A beautiful and really fun collection of 22 short essays and accompanying maps/atlases illustrating the content of the essays about New Orleans. This book is oversize and stunning, but comes with what I consider two major flaws: 1), and this is a biggy, because it is a paperback book, and the maps span 2 pages, it is really difficult to see what the maps contain in the middle toward the crease without breaking the spine. In a book that is considered to be an atlas, and one where the maps are obviously created with such care and attention to detail, this feels like a huge design flaw. 2), and this is really a backhanded compliment, some of these essays are way too short. All 22 essays are the same length, about 4 pages, and for some of these subjects that is just the introduction. Granted, some of these things you could write entire books about, and people probably have, but I definitely wanted more on a few of these. But that's okay. The intent is not to be exhaustive, but to provide little snapshots of the culture and history of NOLA, and at that they succeeded. I'd love to see a whole series of these books on different cities. As it is, this is the second, the first one being about San Francisco, which seems less interesting, but I would still like to read it, simply because I love urban history and maps so much!
This book is beautiful, and would make a fantastic gift for anyone who loves maps, atlases, or the City that Care Forgot. The writing is generally good, if not great, and the choice of essays is an interesting mix. However, there are some misses: why spend 2 full pages (pp. 26-27) to describe people here who could be from anywhere? This particular map seems a complete waste of space, though the accompanying essay by Elie is a good one. The map on pp. 114-115 is nearly impossible to read in terms of its coloration, in an attempt to depict area soils -- again, why spend so much money and time on a map that uses nearly indistinguishable color to delineate soils in the city? Another annoyance: the book is soft-bound and it's hard to read anything on the maps that falls toward the spine of the book, which will not lay flat unless you break the binding. This is a design flaw that feels fairly significant in a book putting so much emphasis on maps and their reading. On the whole, though, this is a gem that invites browsing, a very pretty volume, with some fascinating information (the map of oil pipelines is fantastic, and the one about the banana trade is really neat as well).
I've been going to New Orleans at least once a year (many years twice) since 1981. I pride myself on knowing the otbt places. I have my regular things I need to do when I go. Have to have a drink at both the carousel bar and the Sazerac bar. Have to ride in a United cab. Have to visit Hové even though I have plenty of perfume. Run on the neutral ground. Ride the green streetcars. Eat at a place I know I love and try some new place. It's hard to tell me something quirky I don't know.
I was skeptical because Rebecca Solnit is from San Francisco. But she digs in and finds the stories. She hunts for obscure facts and literaly maps them in a book printed on beautiful paper. It feels so luscious to hold. So glad to be going to NO later this week. Yeah. On Amtrak.

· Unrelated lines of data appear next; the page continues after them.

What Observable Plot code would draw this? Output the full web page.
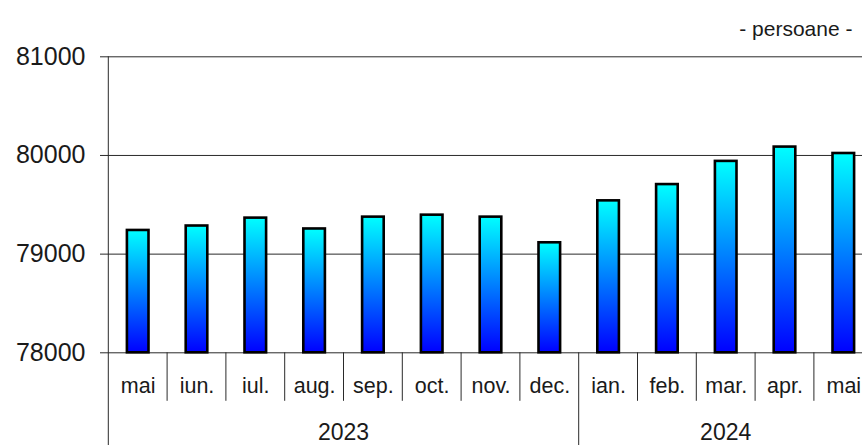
<!DOCTYPE html>
<html><head><meta charset="utf-8">
<script src="https://cdn.jsdelivr.net/npm/d3@7"></script>
<script src="https://cdn.jsdelivr.net/npm/@observablehq/plot@0.6"></script>
<style>
html,body{margin:0;padding:0;background:#fff;overflow:hidden}
#chart svg{display:block;overflow:hidden}
</style></head><body><div id="chart"></div>
<script>
const periods = ["2023-05","2023-06","2023-07","2023-08","2023-09","2023-10","2023-11","2023-12","2024-01","2024-02","2024-03","2024-04","2024-05"];
const monthLabels = ["mai","iun.","iul.","aug.","sep.","oct.","nov.","dec.","ian.","feb.","mar.","apr.","mai"];
const values = [79240,79285,79365,79255,79375,79395,79375,79115,79540,79705,79940,80085,80020];
const yTicks = [78000,79000,80000,81000];
const unitLabel = "- persoane -";

const data = periods.map((p, i) => ({period: p, month: monthLabels[i], year: p.slice(0, 4), value: values[i]}));
const years = [...new Set(data.map(d => d.year))];
const ink = "#1a1a1a";
const lineColor = "#2a2a2a";

function decorations(index, scales, vals, dims) {
  const x = scales.x, y = scales.y;
  const step = x(periods[1]) - x(periods[0]);
  const g = d3.create("svg:g");
  const defs = g.append("defs");
  const lg = defs.append("linearGradient").attr("id", "barGrad")
    .attr("x1", 0).attr("y1", 0).attr("x2", 0).attr("y2", 1);
  lg.append("stop").attr("offset", "0%").attr("stop-color", "#00ffff");
  lg.append("stop").attr("offset", "100%").attr("stop-color", "#0000ff");
  const base = y(yTicks[0]);
  periods.forEach((p, i) => {
    if (i === 0) return;
    const isYearStart = p.slice(0, 4) !== periods[i - 1].slice(0, 4);
    g.append("line").attr("x1", x(p)).attr("x2", x(p))
      .attr("y1", base).attr("y2", isYearStart ? dims.height : base + 48.5)
      .attr("stroke", lineColor).attr("stroke-width", 1);
  });
  g.append("line").attr("x1", x(periods[0])).attr("x2", x(periods[0]))
    .attr("y1", y(yTicks[yTicks.length - 1])).attr("y2", dims.height)
    .attr("stroke", lineColor).attr("stroke-width", 1);
  years.forEach(yr => {
    const ps = periods.filter(p => p.startsWith(yr));
    const cx = (x(ps[0]) + x(ps[ps.length - 1]) + step) / 2;
    g.append("text").attr("x", cx).attr("y", base + 87.5)
      .attr("text-anchor", "middle").attr("font-size", 23).attr("fill", ink)
      .text(yr);
  });
  return g.node();
}

const chart = Plot.plot({
  width: 862,
  height: 445,
  marginLeft: 100,
  marginRight: 0,
  marginTop: 56.3,
  marginBottom: 92.7,
  style: {fontFamily: "'Liberation Sans', Arial, sans-serif", color: ink, background: "#fff"},
  x: {type: "band", domain: periods, range: [108.3, 872.7], padding: 0, round: false},
  y: {domain: [yTicks[0], yTicks[yTicks.length - 1]]},
  marks: [
    Plot.ruleY(yTicks, {stroke: lineColor, strokeWidth: 1}),
    decorations,
    Plot.barY(data, {x: "period", y1: yTicks[0], y2: "value", fill: "url(#barGrad)", stroke: "#000", strokeWidth: 2.6, insetLeft: 18.6, insetRight: 18.6}),
    Plot.axisY(yTicks, {anchor: "left", tickSize: 0, tickPadding: 15, fontSize: 25, fill: ink, tickFormat: d => String(d), label: null}),
    Plot.axisX({tickSize: 0, tickPadding: 25, fontSize: 21.5, fill: ink, tickFormat: p => monthLabels[periods.indexOf(p)], label: null}),
    Plot.text([unitLabel], {frameAnchor: "top-right", lineAnchor: "bottom", dx: -10, dy: -21.2, textAnchor: "end", fontSize: 21, fill: ink})
  ]
});
document.getElementById("chart").append(chart);
</script></body></html>
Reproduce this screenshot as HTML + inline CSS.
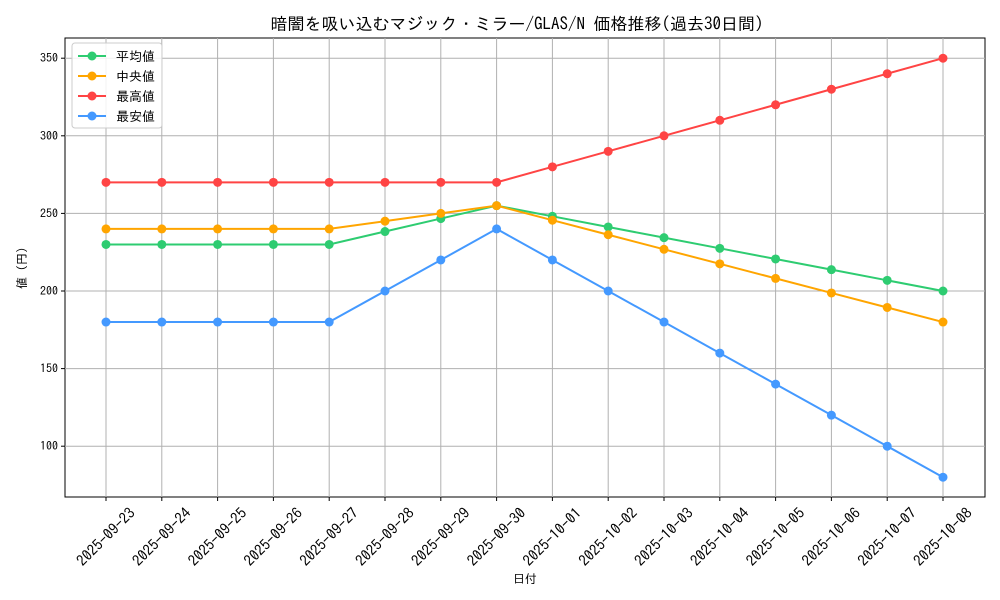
<!DOCTYPE html>
<html><head><meta charset="utf-8"><style>
html,body{margin:0;padding:0;background:#fff;}
svg{display:block;font-family:"IPAGothic","Noto Sans CJK JP","Liberation Sans",sans-serif;}
</style></head><body>
<svg width="1000" height="600" xmlns="http://www.w3.org/2000/svg" id="c"></svg>
<script>
const svg=document.getElementById('c');
let h='';
const x0=106,dx=(943-106)/15;
const Y=v=>291-(v-200)*77.6/50;
const dates=['2025-09-23','2025-09-24','2025-09-25','2025-09-26','2025-09-27','2025-09-28','2025-09-29','2025-09-30','2025-10-01','2025-10-02','2025-10-03','2025-10-04','2025-10-05','2025-10-06','2025-10-07','2025-10-08'];
h+='<rect x="65" y="38" width="920" height="459" fill="#fff" stroke="#000" stroke-width="1"/>';
dates.forEach((d,i)=>{const x=x0+i*dx;
h+=`<line x1="${x}" y1="38" x2="${x}" y2="497" stroke="#b0b0b0" stroke-width="1"/>`;
h+=`<line x1="${x}" y1="497" x2="${x}" y2="501" stroke="#000"/>`;
h+=`<text x="${x}" y="542" font-size="15" text-anchor="middle" transform="rotate(-45 ${x} 537)">${d}</text>`;});
[100,150,200,250,300,350].forEach(v=>{const y=Y(v);
h+=`<line x1="65" y1="${y}" x2="985" y2="${y}" stroke="#b0b0b0" stroke-width="1"/>`;
h+=`<line x1="61" y1="${y}" x2="65" y2="${y}" stroke="#000"/>`;
h+=`<text x="58" y="${y+4}" font-size="12" text-anchor="end">${v}</text>`;});
const avg=[230,230,230,230,230,238.33,246.67,255];for(let i=1;i<=8;i++)avg.push(255-i*6.875);
const med=[240,240,240,240,240,245,250,255];for(let i=1;i<=8;i++)med.push(255-i*9.375);
const mx=[270,270,270,270,270,270,270,270,280,290,300,310,320,330,340,350];
const mn=[180,180,180,180,180,200,220,240,220,200,180,160,140,120,100,80];
const series=[[avg,'#2ecc71'],[med,'#ffa500'],[mx,'#ff4444'],[mn,'#4499ff']];
series.forEach(([d,c])=>{
h+=`<polyline fill="none" stroke="${c}" stroke-width="2" points="${d.map((v,i)=>(x0+i*dx)+','+Y(v)).join(' ')}"/>`;
d.forEach((v,i)=>h+=`<circle cx="${x0+i*dx}" cy="${Y(v)}" r="4.5" fill="${c}"/>`);});
h+='<rect x="72" y="43" width="90" height="85" rx="3" fill="#fff" fill-opacity="0.85" stroke="#ccc"/>';
['平均値','中央値','最高値','最安値'].forEach((t,i)=>{const y=56+i*20;const c=series[i][1];
h+=`<line x1="78" y1="${y}" x2="106" y2="${y}" stroke="${c}" stroke-width="2"/><circle cx="92" cy="${y}" r="4.5" fill="${c}"/>`;
h+=`<text x="116" y="${y+5}" font-size="13">${t}</text>`;});
h+='<text x="517" y="30" font-size="17" text-anchor="middle">暗闇を吸い込むマジック・ミラー/GLAS/N 価格推移(過去30日間)</text>';
h+='<text x="525" y="583" font-size="12" text-anchor="middle">日付</text>';
h+='<text x="26" y="268" font-size="12" text-anchor="middle" transform="rotate(-90 26 268)">値 (円)</text>';
svg.innerHTML=h;
</script>
</body></html>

Can't wait.
Compilation of maps and accompanying essays by different authors, of varying quality and interest. In my view, as a lover of NOLA but still an outsider, the most interesting map/essay pairings, and the ones that made the book worth reading, were: Ebb and Flow: Migrations of the Huoma, Erosions of the Coast, along with the essay Southward into the Vanishing Lands; The Line-UP: Live Oak Corridors and Carnival Parade Routes, and the accompanying essay Sentinals and Celebrants; Waterland, and the accompanying essay The Cement Lily Pad.